◆ **To do**:
Reproduce exactly, with no pictures, each line from the opening of the material down through the line containing "0.028, 0.011, 0.004];".

◆ **Data block**:
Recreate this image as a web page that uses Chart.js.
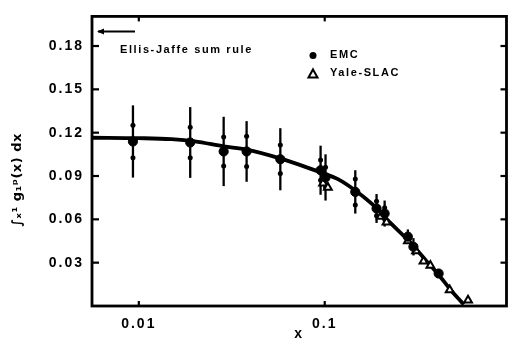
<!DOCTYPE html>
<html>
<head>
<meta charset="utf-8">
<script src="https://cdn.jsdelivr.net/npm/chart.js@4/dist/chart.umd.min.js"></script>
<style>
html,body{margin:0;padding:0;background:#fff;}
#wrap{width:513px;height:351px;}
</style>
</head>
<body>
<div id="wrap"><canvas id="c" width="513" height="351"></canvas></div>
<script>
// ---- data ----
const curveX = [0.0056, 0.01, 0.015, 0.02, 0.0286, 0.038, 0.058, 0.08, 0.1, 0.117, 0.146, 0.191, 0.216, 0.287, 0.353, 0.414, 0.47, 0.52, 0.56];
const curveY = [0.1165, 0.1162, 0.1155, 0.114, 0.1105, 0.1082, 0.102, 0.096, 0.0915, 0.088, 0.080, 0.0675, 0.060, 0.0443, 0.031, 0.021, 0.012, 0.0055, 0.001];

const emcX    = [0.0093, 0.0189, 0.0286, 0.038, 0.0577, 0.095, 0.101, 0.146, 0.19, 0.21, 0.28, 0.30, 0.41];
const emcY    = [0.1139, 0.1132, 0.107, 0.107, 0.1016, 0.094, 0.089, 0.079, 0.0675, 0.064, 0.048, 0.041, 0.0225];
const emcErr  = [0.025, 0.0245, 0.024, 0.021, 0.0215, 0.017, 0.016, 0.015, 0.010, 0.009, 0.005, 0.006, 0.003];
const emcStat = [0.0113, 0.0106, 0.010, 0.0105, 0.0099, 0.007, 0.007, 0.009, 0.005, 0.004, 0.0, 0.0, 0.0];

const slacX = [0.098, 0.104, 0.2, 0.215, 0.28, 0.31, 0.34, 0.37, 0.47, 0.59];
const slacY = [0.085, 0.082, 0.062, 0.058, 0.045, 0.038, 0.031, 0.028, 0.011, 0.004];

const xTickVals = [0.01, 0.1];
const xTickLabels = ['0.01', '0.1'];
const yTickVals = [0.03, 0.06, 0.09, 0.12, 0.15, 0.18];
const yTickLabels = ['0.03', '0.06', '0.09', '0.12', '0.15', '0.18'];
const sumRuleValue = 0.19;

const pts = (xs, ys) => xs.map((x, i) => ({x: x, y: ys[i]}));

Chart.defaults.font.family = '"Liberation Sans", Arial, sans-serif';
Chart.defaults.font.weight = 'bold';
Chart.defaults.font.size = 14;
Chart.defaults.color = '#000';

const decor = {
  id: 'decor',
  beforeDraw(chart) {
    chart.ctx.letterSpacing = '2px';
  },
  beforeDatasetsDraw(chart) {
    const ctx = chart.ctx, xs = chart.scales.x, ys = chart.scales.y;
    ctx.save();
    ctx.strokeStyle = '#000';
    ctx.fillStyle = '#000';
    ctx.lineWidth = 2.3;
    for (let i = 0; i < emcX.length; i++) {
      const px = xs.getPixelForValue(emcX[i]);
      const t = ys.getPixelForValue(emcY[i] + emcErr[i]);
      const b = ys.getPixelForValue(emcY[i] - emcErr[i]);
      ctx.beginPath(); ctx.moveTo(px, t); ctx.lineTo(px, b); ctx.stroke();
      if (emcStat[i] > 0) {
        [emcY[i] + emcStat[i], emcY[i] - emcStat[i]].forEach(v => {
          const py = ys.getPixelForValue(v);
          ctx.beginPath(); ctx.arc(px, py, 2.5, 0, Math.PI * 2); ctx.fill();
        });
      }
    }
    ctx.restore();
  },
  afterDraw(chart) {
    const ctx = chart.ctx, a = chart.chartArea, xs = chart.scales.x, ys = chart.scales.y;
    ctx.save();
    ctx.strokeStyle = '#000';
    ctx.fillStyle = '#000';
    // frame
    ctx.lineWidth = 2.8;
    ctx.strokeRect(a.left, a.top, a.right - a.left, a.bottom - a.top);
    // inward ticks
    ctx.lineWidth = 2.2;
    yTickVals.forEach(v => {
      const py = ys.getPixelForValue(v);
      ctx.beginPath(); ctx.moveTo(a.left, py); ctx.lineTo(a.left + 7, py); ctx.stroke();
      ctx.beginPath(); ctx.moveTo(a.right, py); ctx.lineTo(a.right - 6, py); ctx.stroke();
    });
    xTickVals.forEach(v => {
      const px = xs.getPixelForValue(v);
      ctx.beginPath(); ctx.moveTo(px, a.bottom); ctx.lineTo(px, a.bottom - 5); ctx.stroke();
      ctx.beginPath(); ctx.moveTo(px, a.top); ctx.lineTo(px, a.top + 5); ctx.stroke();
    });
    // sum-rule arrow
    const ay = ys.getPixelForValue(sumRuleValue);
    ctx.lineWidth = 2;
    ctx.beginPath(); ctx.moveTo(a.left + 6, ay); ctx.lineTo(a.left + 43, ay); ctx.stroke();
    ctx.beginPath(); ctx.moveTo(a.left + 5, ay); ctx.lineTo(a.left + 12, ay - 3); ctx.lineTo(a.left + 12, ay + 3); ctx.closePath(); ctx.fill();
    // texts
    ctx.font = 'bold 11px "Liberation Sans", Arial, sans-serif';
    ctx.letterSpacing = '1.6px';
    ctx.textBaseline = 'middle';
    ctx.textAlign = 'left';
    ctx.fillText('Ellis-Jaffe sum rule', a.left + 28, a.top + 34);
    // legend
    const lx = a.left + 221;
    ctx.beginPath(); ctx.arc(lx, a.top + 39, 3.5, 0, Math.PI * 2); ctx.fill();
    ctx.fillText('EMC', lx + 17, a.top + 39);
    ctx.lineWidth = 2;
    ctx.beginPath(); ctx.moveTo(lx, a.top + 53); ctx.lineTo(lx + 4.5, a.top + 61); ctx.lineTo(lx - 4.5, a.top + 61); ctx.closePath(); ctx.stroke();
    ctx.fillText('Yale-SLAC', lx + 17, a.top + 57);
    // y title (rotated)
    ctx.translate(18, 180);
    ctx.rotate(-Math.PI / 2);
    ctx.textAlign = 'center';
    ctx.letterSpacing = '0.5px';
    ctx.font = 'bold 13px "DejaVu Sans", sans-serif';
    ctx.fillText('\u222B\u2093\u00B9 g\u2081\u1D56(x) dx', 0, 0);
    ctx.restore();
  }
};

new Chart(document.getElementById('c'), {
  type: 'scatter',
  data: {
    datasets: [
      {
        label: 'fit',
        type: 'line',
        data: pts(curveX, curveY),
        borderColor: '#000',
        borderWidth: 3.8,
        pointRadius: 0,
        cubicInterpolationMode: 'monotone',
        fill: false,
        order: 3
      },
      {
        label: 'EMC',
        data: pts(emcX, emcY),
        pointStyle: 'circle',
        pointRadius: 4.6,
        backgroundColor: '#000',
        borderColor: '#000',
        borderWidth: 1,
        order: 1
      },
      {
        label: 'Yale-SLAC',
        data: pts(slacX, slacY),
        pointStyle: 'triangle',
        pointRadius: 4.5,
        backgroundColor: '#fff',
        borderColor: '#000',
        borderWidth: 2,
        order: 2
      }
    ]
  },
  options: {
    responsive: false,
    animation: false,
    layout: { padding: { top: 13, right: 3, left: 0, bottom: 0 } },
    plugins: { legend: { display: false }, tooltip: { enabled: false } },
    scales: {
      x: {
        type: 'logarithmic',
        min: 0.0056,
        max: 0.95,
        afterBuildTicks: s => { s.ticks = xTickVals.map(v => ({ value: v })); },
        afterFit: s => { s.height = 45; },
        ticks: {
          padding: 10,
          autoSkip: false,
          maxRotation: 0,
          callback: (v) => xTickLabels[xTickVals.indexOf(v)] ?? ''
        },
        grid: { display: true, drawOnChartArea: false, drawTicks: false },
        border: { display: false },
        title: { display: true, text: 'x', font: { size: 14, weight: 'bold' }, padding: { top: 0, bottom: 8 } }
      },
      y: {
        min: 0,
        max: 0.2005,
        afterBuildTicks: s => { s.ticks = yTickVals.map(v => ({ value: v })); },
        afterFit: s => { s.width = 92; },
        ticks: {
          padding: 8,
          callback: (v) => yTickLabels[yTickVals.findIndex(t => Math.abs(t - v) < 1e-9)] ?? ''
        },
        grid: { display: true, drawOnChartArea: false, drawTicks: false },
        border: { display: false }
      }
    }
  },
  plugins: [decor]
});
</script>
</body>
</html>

◆ **Response to the task**:
Recreate this image as a web page that uses Chart.js.
<!DOCTYPE html>
<html>
<head>
<meta charset="utf-8">
<script src="https://cdn.jsdelivr.net/npm/chart.js@4/dist/chart.umd.min.js"></script>
<style>
html,body{margin:0;padding:0;background:#fff;}
#wrap{width:513px;height:351px;}
</style>
</head>
<body>
<div id="wrap"><canvas id="c" width="513" height="351"></canvas></div>
<script>
// ---- data ----
const curveX = [0.0056, 0.01, 0.015, 0.02, 0.0286, 0.038, 0.058, 0.08, 0.1, 0.117, 0.146, 0.191, 0.216, 0.287, 0.353, 0.414, 0.47, 0.52, 0.56];
const curveY = [0.1165, 0.1162, 0.1155, 0.114, 0.1105, 0.1082, 0.102, 0.096, 0.0915, 0.088, 0.080, 0.0675, 0.060, 0.0443, 0.031, 0.021, 0.012, 0.0055, 0.001];

const emcX    = [0.0093, 0.0189, 0.0286, 0.038, 0.0577, 0.095, 0.101, 0.146, 0.19, 0.21, 0.28, 0.30, 0.41];
const emcY    = [0.1139, 0.1132, 0.107, 0.107, 0.1016, 0.094, 0.089, 0.079, 0.0675, 0.064, 0.048, 0.041, 0.0225];
const emcErr  = [0.025, 0.0245, 0.024, 0.021, 0.0215, 0.017, 0.016, 0.015, 0.010, 0.009, 0.005, 0.006, 0.003];
const emcStat = [0.0113, 0.0106, 0.010, 0.0105, 0.0099, 0.007, 0.007, 0.009, 0.005, 0.004, 0.0, 0.0, 0.0];

const slacX = [0.098, 0.104, 0.2, 0.215, 0.28, 0.31, 0.34, 0.37, 0.47, 0.59];
const slacY = [0.085, 0.082, 0.062, 0.058, 0.045, 0.038, 0.031, 0.028, 0.011, 0.004];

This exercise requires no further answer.